Exercise brief = Give again only the lines running from the one with "Output the Python" through the one with "cfd_cl = [-0.376, -0.184, 0.0, 0.18, 0.373, 0.578, 0.753, 1.115]", inclusive. Omit every picture.

╔══

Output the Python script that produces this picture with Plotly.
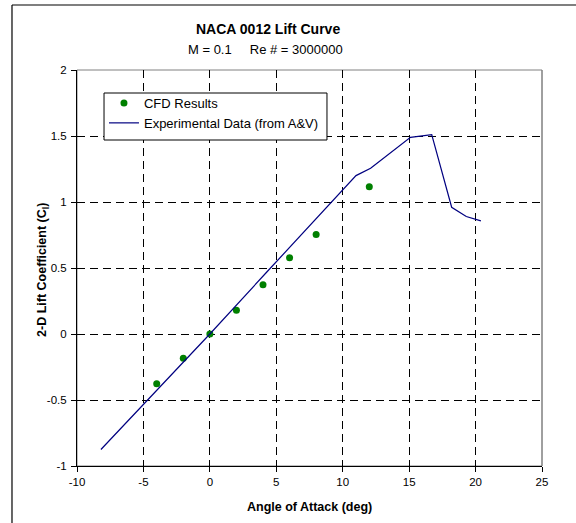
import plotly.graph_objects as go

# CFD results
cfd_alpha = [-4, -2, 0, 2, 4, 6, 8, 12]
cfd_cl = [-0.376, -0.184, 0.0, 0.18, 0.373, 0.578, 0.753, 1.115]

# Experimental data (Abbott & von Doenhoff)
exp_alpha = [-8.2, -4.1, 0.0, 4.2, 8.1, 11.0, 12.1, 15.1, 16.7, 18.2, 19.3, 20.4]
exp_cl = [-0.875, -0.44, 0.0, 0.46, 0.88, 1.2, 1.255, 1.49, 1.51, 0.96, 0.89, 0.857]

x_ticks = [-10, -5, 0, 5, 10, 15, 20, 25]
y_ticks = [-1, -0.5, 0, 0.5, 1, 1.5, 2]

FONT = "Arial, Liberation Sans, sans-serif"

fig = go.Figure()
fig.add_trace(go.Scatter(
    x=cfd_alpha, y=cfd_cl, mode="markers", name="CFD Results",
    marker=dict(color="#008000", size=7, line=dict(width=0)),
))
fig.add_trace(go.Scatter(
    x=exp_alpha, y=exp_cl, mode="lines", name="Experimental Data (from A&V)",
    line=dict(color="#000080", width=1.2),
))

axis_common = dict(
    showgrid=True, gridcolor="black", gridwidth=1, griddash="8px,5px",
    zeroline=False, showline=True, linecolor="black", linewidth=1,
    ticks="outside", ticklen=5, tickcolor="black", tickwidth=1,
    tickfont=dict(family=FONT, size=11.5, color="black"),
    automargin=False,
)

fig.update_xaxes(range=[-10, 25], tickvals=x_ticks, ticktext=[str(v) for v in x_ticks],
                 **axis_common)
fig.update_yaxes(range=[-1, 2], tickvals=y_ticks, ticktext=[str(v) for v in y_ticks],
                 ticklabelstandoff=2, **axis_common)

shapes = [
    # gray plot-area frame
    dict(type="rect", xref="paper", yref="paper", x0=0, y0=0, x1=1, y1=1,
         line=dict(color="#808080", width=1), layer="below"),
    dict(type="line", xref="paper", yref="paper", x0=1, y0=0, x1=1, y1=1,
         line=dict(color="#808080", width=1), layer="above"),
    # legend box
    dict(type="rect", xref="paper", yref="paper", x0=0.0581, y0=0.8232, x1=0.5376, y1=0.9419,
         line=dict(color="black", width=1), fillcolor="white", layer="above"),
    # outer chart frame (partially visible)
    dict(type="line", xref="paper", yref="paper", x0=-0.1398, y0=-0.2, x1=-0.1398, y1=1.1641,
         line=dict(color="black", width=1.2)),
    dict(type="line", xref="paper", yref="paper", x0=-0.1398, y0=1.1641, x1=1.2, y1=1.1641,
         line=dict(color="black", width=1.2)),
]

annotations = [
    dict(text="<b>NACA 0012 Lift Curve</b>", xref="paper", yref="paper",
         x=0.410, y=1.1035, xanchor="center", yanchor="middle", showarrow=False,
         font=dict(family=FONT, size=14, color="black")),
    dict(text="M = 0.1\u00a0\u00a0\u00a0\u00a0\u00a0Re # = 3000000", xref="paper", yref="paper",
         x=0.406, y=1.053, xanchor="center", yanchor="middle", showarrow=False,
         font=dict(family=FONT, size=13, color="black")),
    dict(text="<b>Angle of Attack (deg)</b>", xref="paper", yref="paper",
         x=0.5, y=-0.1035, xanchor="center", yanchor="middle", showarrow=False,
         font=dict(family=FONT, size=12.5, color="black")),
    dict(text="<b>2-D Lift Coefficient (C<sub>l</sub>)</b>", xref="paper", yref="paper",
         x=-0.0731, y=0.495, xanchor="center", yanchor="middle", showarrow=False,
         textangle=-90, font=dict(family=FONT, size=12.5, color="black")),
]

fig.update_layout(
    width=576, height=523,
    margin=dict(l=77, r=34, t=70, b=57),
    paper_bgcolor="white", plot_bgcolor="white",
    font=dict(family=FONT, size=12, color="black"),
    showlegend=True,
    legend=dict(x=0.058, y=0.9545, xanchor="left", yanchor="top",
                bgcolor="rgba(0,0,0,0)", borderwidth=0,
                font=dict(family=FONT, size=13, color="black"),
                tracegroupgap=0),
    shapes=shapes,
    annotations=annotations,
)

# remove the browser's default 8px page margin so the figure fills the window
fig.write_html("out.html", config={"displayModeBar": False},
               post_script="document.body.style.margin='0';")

╚══
╔══

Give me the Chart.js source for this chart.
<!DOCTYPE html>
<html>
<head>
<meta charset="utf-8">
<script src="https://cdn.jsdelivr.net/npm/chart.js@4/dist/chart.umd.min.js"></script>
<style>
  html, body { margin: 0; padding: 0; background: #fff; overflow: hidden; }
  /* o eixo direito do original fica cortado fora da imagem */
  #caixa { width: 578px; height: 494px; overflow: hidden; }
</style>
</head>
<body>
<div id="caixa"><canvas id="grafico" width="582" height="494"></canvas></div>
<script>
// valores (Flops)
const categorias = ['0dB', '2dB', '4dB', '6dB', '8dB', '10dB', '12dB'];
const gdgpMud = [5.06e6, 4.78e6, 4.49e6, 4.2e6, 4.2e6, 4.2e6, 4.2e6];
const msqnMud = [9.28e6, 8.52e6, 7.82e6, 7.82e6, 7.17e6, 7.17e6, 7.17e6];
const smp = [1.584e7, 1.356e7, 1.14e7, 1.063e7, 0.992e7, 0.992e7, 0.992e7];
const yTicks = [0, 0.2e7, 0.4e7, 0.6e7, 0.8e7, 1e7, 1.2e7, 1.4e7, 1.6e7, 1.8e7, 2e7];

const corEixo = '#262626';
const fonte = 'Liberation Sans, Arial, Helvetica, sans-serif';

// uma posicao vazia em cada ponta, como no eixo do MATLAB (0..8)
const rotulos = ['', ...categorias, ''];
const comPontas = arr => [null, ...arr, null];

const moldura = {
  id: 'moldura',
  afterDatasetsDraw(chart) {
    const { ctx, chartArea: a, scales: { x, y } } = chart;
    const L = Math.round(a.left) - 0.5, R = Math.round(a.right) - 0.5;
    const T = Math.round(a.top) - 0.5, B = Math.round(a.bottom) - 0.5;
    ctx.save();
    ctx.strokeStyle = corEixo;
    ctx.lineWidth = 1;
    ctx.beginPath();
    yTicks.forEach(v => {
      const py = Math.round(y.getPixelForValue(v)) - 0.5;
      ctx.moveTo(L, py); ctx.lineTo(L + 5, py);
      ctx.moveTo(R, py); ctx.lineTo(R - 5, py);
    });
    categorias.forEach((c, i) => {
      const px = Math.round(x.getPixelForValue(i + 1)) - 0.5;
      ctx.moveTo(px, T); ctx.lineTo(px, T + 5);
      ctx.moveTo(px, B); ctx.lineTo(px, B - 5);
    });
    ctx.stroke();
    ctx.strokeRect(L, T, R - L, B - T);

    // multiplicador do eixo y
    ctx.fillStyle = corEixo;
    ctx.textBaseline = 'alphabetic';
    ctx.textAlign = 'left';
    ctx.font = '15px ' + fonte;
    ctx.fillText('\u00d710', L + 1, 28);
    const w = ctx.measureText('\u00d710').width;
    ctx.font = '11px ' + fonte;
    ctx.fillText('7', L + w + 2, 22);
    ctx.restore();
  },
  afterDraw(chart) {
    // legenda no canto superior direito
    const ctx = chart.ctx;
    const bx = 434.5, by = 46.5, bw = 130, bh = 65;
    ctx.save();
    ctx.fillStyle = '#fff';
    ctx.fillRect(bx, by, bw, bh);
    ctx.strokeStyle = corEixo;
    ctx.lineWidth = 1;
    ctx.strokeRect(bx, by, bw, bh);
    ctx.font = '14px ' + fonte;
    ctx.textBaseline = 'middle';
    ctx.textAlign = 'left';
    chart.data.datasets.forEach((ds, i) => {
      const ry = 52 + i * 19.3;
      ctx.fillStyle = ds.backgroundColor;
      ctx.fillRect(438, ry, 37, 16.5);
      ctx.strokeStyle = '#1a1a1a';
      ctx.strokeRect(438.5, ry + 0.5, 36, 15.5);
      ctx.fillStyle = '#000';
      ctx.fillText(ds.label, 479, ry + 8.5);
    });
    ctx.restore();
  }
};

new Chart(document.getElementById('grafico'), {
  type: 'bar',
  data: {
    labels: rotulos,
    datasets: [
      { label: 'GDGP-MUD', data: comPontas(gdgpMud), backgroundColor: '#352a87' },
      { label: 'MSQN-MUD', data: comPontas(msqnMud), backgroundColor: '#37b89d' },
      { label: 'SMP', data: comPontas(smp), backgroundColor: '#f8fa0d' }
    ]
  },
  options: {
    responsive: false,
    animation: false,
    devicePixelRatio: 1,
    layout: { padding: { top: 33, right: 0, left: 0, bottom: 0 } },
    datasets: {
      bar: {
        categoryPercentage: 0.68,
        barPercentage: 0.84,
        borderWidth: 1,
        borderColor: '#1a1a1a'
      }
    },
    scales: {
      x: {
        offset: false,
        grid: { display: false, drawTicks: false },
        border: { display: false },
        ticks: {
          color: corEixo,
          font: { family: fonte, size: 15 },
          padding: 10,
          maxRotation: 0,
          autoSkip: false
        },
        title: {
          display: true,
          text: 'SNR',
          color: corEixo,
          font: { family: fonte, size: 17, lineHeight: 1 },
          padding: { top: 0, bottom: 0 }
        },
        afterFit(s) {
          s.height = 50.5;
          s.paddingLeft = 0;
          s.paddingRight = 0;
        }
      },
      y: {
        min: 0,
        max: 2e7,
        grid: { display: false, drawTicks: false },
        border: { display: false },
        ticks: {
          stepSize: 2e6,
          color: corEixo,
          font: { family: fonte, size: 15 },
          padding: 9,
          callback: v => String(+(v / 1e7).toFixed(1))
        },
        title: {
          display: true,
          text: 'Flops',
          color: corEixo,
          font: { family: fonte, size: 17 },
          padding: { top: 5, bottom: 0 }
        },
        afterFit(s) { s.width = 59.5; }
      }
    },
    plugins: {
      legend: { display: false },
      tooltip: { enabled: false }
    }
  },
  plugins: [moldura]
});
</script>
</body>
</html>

╚══

Exercise answer =
Output the Python script that produces this picture with Plotly.
import plotly.graph_objects as go

# CFD results
cfd_alpha = [-4, -2, 0, 2, 4, 6, 8, 12]
cfd_cl = [-0.376, -0.184, 0.0, 0.18, 0.373, 0.578, 0.753, 1.115]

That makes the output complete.